Autonomie und Theonomie

Von hier aus gelangt Recktenwald zu seiner vielleicht überraschendsten Einsicht: Die kantische Autonomie führt, wenn sie konsequent zu Ende und damit über ihre eigenen Beschränktheiten hinaus gedacht wird, zur Theonomie: zur Gesetzgebung Gottes. Denn die gesetzgebende Vernunft, an der sich das menschliche Wollen und Denken auszurichten hat, damit es im erläuterten Sinne "autonom" sein kann, ist gerade keine Menschenvernunft, aber auch kein unpersönliches Abstraktum. Als ontologischer Ort des absoluten Wertes, der Würde, ist diese allgemeine Vernunft vielmehr Person. Mit anderen Worten: Sie ist göttliche Vernunft. In Übereinstimmung mit der göttlichen Vernunft zu wollen und zu handeln, befreit uns von unserem empirischen Ego, das den Schwankungen der Neigungen und Leidenschaften ausgesetzt ist, und verschafft uns Anteil am göttlichen Sein. In diesem Sinne ist Theonomie zugleich die Möglichkeit der Theosis, der wohlverstandenen Vergöttlichung des Menschen. "Theonomie", so Recktenwald daher, "ist mit Autonomie nicht nur kompatibel. Theonomie ist Autonomie in Höchstform" (194).

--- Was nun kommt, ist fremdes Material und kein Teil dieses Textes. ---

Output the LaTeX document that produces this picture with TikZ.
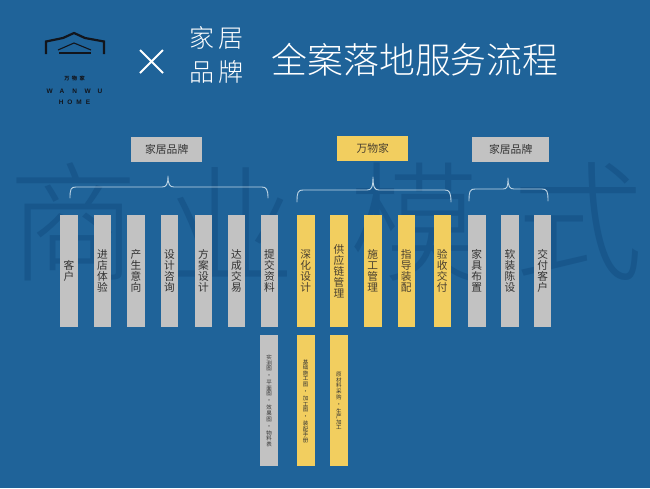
\documentclass[tikz,border=0pt]{standalone}
\usepackage{fontspec}
\newfontfamily\cjk{Noto Sans CJK SC}
\newfontfamily\cjklight{Noto Sans CJK SC Light}
\setsansfont{Liberation Sans}
\definecolor{bgblue}{HTML}{1F6399}
\definecolor{markblue}{HTML}{18578C}
\definecolor{barg}{HTML}{C2C2C2}
\definecolor{bary}{HTML}{F2CE5F}
\definecolor{ink}{HTML}{333333}
\definecolor{inky}{HTML}{4A4030}
\definecolor{brace}{HTML}{BFD6E6}
\definecolor{logoink}{HTML}{12151C}
\tikzset{
  x=1pt,y=-1pt,
  barbase/.style={anchor=north west,inner sep=0pt,minimum width=17.5pt,minimum height=112pt,align=center,font=\cjk\fontsize{10.7}{11}\selectfont,execute at begin node={\rule{0pt}{12pt}}},
  graybar/.style={barbase,fill=barg,text=ink},
  yellowbar/.style={barbase,fill=bary,text=inky},
  lowbase/.style={anchor=north west,inner sep=0pt,minimum width=18pt,minimum height=131pt},
  lowtext/.style={align=center,font=\cjk\fontsize{5.5}{5.6}\selectfont,text=ink,inner sep=0pt},
  headbox/.style={anchor=north west,inner sep=0pt,minimum height=25pt,font=\cjk\fontsize{10.8}{12}\selectfont,text=ink},
  bracket/.style={draw=brace,line width=0.9pt,line cap=round,line join=round},
  wm/.style={font=\cjklight\fontsize{130}{130}\selectfont,text=markblue,inner sep=0pt},
  logoline/.style={draw=logoink,line width=2.2pt},
  logotext/.style={font=\sffamily\bfseries\fontsize{6.5}{6.5}\selectfont,text=logoink,inner sep=0pt},
  titletext/.style={text=white,inner sep=0pt},
}
\begin{document}
\begin{tikzpicture}
\fill[bgblue] (0,0) rectangle (650,488);
\useasboundingbox (0,0) rectangle (650,488);
% watermark
\node[wm] (w1) at (74,222) {商};
\node[wm] (w2) at (230,222) {业};
\node[wm] (w3) at (414,222) {模};
\node[wm] (w4) at (578,222) {式};
% logo
\draw[logoline,line join=miter] (46,54) -- (46,41.5) -- (63,38) -- (74,33) -- (85,38) -- (104,41.5) -- (104,54);
\draw[logoline,line width=1.1pt] (58,50) -- (74,43) -- (91,50);
\draw[logoline,line width=2.2pt] (59,53) -- (91,53);
\node[logotext,font=\cjk\bfseries\fontsize{5.2}{5.2}\selectfont] (l1) at (74.5,78.5) {万\hspace{2.4pt}物\hspace{2.4pt}家};
\node[logotext] (l2) at (74.5,91) {W\hspace{7pt}A\hspace{8pt}N\hspace{7.5pt}W\hspace{7pt}U};
\node[logotext] (l3) at (74.5,102.5) {H\hspace{4pt}O\hspace{4pt}M\hspace{4pt}E};
% cross
\draw[white,line width=1.9pt] (140,50) -- (163,73) (163,50) -- (140,73);
% title
\node[titletext,font=\cjklight\fontsize{25}{25}\selectfont] (t1) at (216,38) {家\hspace{4pt}居};
\node[titletext,font=\cjklight\fontsize{25}{25}\selectfont] (t2) at (216,72) {品\hspace{4pt}牌};
\node[titletext,font=\cjklight\fontsize{35.8}{36}\selectfont] (t3) at (415,59.5) {全案落地服务流程};
% headers
\node[headbox,fill=barg,minimum width=71pt] (h1) at (131,137) {家居品牌};
\node[headbox,fill=bary,minimum width=71pt,text=inky] (h2) at (337,136) {万物家};
\node[headbox,fill=barg,minimum width=77pt] (h3) at (472,137) {家居品牌};
% brackets
\draw[bracket] (70,198) .. controls (70,189) and (71,187) .. (76,187) -- (162,187) .. controls (166,187) and (168,185) .. (168,176) .. controls (168,185) and (170,187) .. (174,187) -- (262,187) .. controls (266,187) and (268,189) .. (268,198);
\draw[bracket] (297,202) .. controls (297,192) and (298,190) .. (303,190) -- (367,190) .. controls (371,190) and (373,188) .. (373,177) .. controls (373,188) and (375,190) .. (379,190) -- (445,190) .. controls (449,190) and (451,192) .. (451,202);
\draw[bracket] (469,201) .. controls (469,191) and (470,189) .. (475,189) -- (503,189) .. controls (507,189) and (508,187) .. (508,178) .. controls (508,187) and (510,189) .. (514,189) -- (542,189) .. controls (547,189) and (548,191) .. (548,201);
% upper bars
\node[graybar] (b1) at (60,215) {客\\户};
\node[graybar] (b2) at (93.5,215) {进\\店\\体\\验};
\node[graybar] (b3) at (127,215) {产\\生\\意\\向};
\node[graybar] (b4) at (160.5,215) {设\\计\\咨\\询};
\node[graybar] (b5) at (194.5,215) {方\\案\\设\\计};
\node[graybar] (b6) at (227.5,215) {达\\成\\交\\易};
\node[graybar] (b7) at (260.5,215) {提\\交\\资\\料};
\node[yellowbar] (b8) at (296.8,215) {深\\化\\设\\计};
\node[yellowbar] (b9) at (330,215) {供\\应\\链\\管\\理};
\node[yellowbar] (b10) at (363.8,215) {施\\工\\管\\理};
\node[yellowbar] (b11) at (397.3,215) {指\\导\\装\\配};
\node[yellowbar] (b12) at (433.3,215) {验\\收\\交\\付};
\node[graybar] (b13) at (467.8,215) {家\\具\\布\\置};
\node[graybar] (b14) at (501,215) {软\\装\\陈\\设};
\node[graybar] (b15) at (533.7,215) {交\\付\\客\\户};
% lower bars
\node[lowbase,fill=barg] (c1) at (260,335) {};
\node[lowbase,fill=bary] (c2) at (296.3,335) {};
\node[lowbase,fill=bary] (c3) at (329.7,335) {};
\node[lowtext] (d1) at (c1.center) {实\\测\\图\\[1.4pt]·\\[1.4pt]平\\面\\图\\[1.4pt]·\\[1.4pt]效\\果\\图\\[1.4pt]·\\[1.4pt]物\\料\\表};
\node[lowtext] (d2) at ([yshift=-0.5pt]c2.center) {基\\础\\施\\工\\图\\[1.4pt]·\\[1.4pt]加\\工\\图\\[1.4pt]·\\[1.4pt]装\\配\\手\\册};
\node[lowtext] (d3) at ([yshift=-0.5pt]c3.center) {原\\材\\料\\采\\购\\[1.4pt]·\\[1.4pt]生\\产\\加\\工};
\end{tikzpicture}
\end{document}
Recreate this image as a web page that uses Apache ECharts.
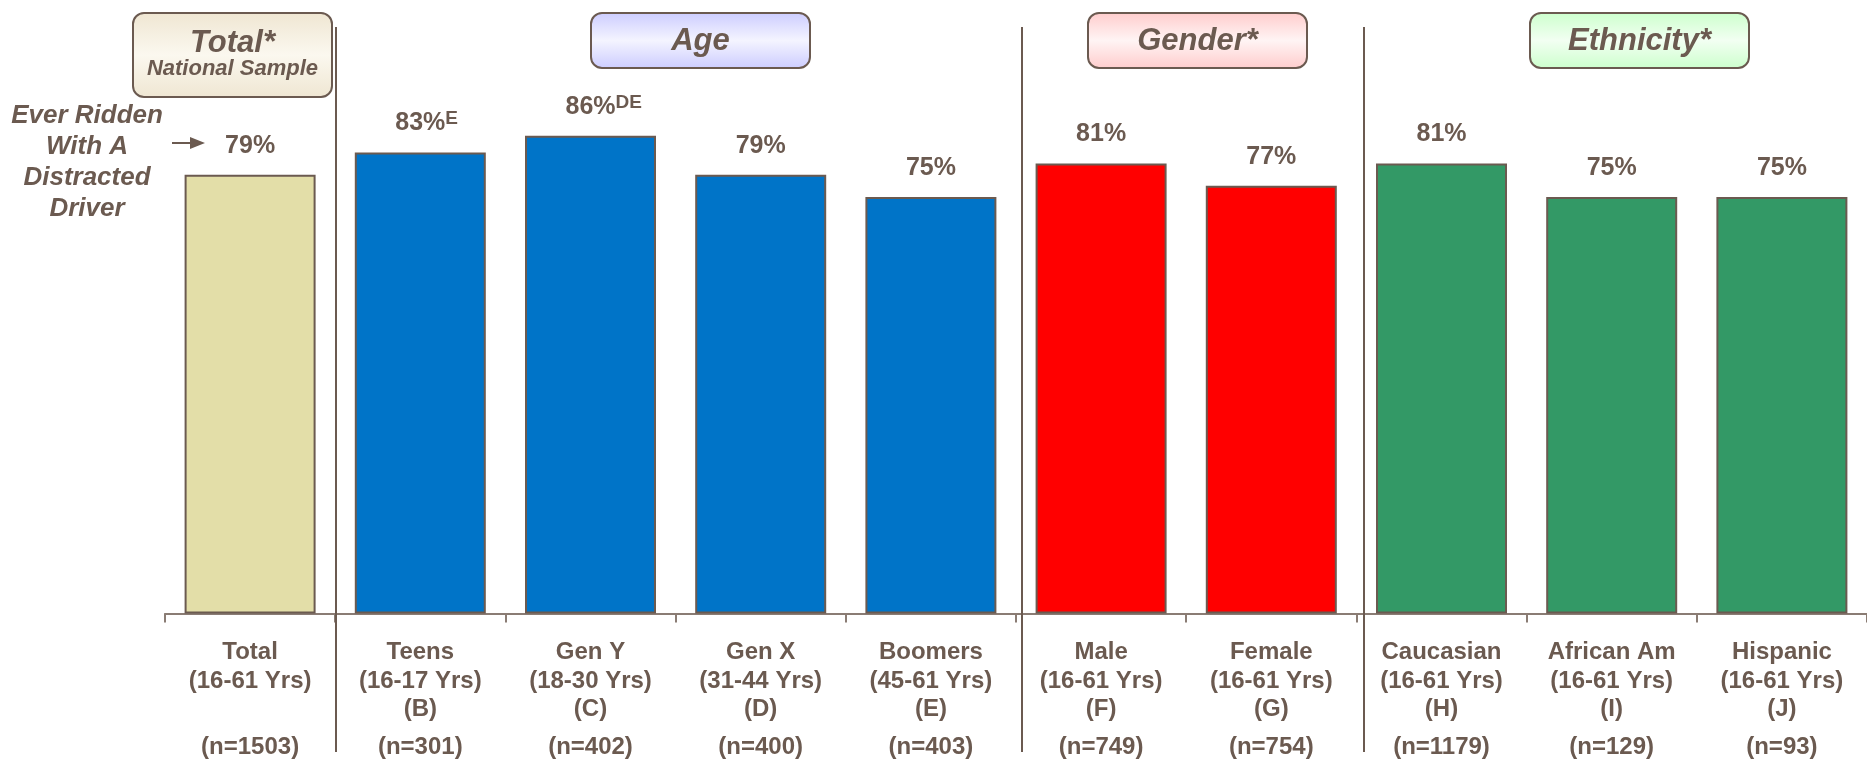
<!DOCTYPE html>
<html>
<head>
<meta charset="utf-8">
<script src="https://cdn.jsdelivr.net/npm/echarts@6/dist/echarts.min.js"></script>
<style>
  html, body { margin: 0; padding: 0; background: #fff; }
  #main { width: 1867px; height: 759px; }
</style>
</head>
<body>
<div id="main"></div>
<script>
// data
const categories = ['Total', 'Teens', 'Gen Y', 'Gen X', 'Boomers', 'Male', 'Female', 'Caucasian', 'African Am', 'Hispanic'];
const ageRanges = ['(16-61 Yrs)', '(16-17 Yrs)', '(18-30 Yrs)', '(31-44 Yrs)', '(45-61 Yrs)', '(16-61 Yrs)', '(16-61 Yrs)', '(16-61 Yrs)', '(16-61 Yrs)', '(16-61 Yrs)'];
const letters = ['', '(B)', '(C)', '(D)', '(E)', '(F)', '(G)', '(H)', '(I)', '(J)'];
const sampleSizes = ['(n=1503)', '(n=301)', '(n=402)', '(n=400)', '(n=403)', '(n=749)', '(n=754)', '(n=1179)', '(n=129)', '(n=93)'];
const groups = ['Total', 'Age', 'Age', 'Age', 'Age', 'Gender', 'Gender', 'Ethnicity', 'Ethnicity', 'Ethnicity'];
const values = [79, 83, 86, 79, 75, 81, 77, 81, 75, 75];
const superscripts = ['', 'E', 'DE', '', '', '', '', '', '', ''];

const TXT = '#6b5a50';
const FONT = 'Liberation Sans, Arial, Helvetica, sans-serif';
const groupColors = { Total: '#e3dea8', Age: '#0074c8', Gender: '#ff0000', Ethnicity: '#339966' };

// grid layout
const gLeft = 165, gTop = 58, gWidth = 1713, gHeight = 556;
const band = gWidth / categories.length;

let myChart = echarts.init(document.getElementById('main'));

// header boxes
function headerBox(x, w, h, c0, c1, lines) {
  const els = [{
    type: 'rect',
    shape: { x: x, y: 13, width: w, height: h, r: 11 },
    style: {
      fill: new echarts.graphic.LinearGradient(0, 0, 0, 1, [
        { offset: 0, color: c0 }, { offset: 0.5, color: c1 }, { offset: 1, color: c0 }
      ]),
      stroke: TXT, lineWidth: 2
    }
  }];
  lines.forEach(function (l) {
    els.push({
      type: 'text',
      style: {
        text: l.text, x: x + w / 2, y: l.y, align: 'center', verticalAlign: 'middle',
        fill: TXT, font: 'italic bold ' + l.size + 'px ' + FONT
      }
    });
  });
  return els;
}

let graphics = [];
graphics = graphics.concat(headerBox(133, 199, 84, '#efe6d2', '#fbf8ef', [
  { text: 'Total*', y: 43, size: 31 }, { text: 'National Sample', y: 69, size: 22 }
]));
graphics = graphics.concat(headerBox(591, 219, 55, '#ccccff', '#f4f4ff', [{ text: 'Age', y: 41, size: 31 }]));
graphics = graphics.concat(headerBox(1088, 219, 55, '#ffcccc', '#fff4f4', [{ text: 'Gender*', y: 41, size: 31 }]));
graphics = graphics.concat(headerBox(1530, 219, 55, '#ccffcc', '#f2fff2', [{ text: 'Ethnicity*', y: 41, size: 31 }]));

// group separators
[1, 5, 7].forEach(function (k) {
  const x = Math.round(gLeft + band * k);
  graphics.push({
    type: 'line', z: 10,
    shape: { x1: x, y1: 27, x2: x, y2: 752 },
    style: { stroke: TXT, lineWidth: 2 }
  });
});

// left side note and arrow
graphics.push({
  type: 'text',
  style: {
    text: 'Ever Ridden\nWith A\nDistracted\nDriver', x: 87, y: 100, align: 'center',
    lineHeight: 31, fill: TXT, font: 'italic bold 26px ' + FONT
  }
});
graphics.push({ type: 'line', shape: { x1: 172, y1: 143, x2: 194, y2: 143 }, style: { stroke: TXT, lineWidth: 2 } });
graphics.push({ type: 'polygon', shape: { points: [[190, 137], [205, 143], [190, 149]] }, style: { fill: TXT } });

const option = {
  animation: false,
  backgroundColor: '#fff',
  textStyle: { fontFamily: FONT },
  grid: { left: gLeft, top: gTop, width: gWidth, height: gHeight },
  xAxis: {
    type: 'category',
    data: categories,
    axisLine: { show: true, lineStyle: { color: '#8a7c74', width: 2 } },
    axisTick: { show: true, length: 9, lineStyle: { color: '#8a7c74', width: 2 } },
    axisLabel: {
      interval: 0,
      margin: 25,
      formatter: function (val, idx) {
        return '{a|' + categories[idx] + '}\n{a|' + ageRanges[idx] + '}\n{a|' + (letters[idx] || ' ') + '}\n{n|' + sampleSizes[idx] + '}';
      },
      rich: {
        a: { fontSize: 24, fontWeight: 'bold', color: TXT, lineHeight: 28.5, fontFamily: FONT },
        n: { fontSize: 24, fontWeight: 'bold', color: TXT, lineHeight: 46, fontFamily: FONT }
      }
    }
  },
  yAxis: { type: 'value', min: 0, max: 100, show: false, splitLine: { show: false } },
  series: [{
    type: 'bar',
    barWidth: 131,
    data: values.map(function (v, i) {
      return { value: v, itemStyle: { color: groupColors[groups[i]] } };
    }),
    itemStyle: { borderColor: TXT, borderWidth: 2 },
    label: {
      show: true,
      position: 'top',
      distance: 15,
      formatter: function (p) {
        const s = superscripts[p.dataIndex];
        const v = p.value + '%';
        return s ? '{g|' + s + '}{v|' + v + '}{s|' + s + '}' : '{v|' + v + '}';
      },
      rich: {
        v: { fontSize: 25, fontWeight: 'bold', color: TXT, lineHeight: 28, fontFamily: FONT },
        s: { fontSize: 19, fontWeight: 'bold', color: TXT, lineHeight: 14, verticalAlign: 'top', fontFamily: FONT },
        g: { fontSize: 19, fontWeight: 'bold', color: 'rgba(0,0,0,0)', lineHeight: 14, verticalAlign: 'top', fontFamily: FONT }
      }
    }
  }],
  graphic: graphics
};

myChart.setOption(option);
window.onresize = function () {
  myChart.resize();
};
</script>
</body>
</html>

Recktenwalds Buch beweist, dass es möglich ist, Kant-Kenner zu sein, der Philosophie des Aufklärers mit maximalem hermeneutischem Wohlwollen zu begegnen und zugleich aus überzeugenden philosophischen Gründen über ihn hinauszugehen, um bei einer Position zu landen, die durch und durch mit der katholischen Theologie vereinbar ist. Man kann für die deutsche Gegenwartstheologie nur hoffen, dass ein solcher Umgang mit Kant Schule macht.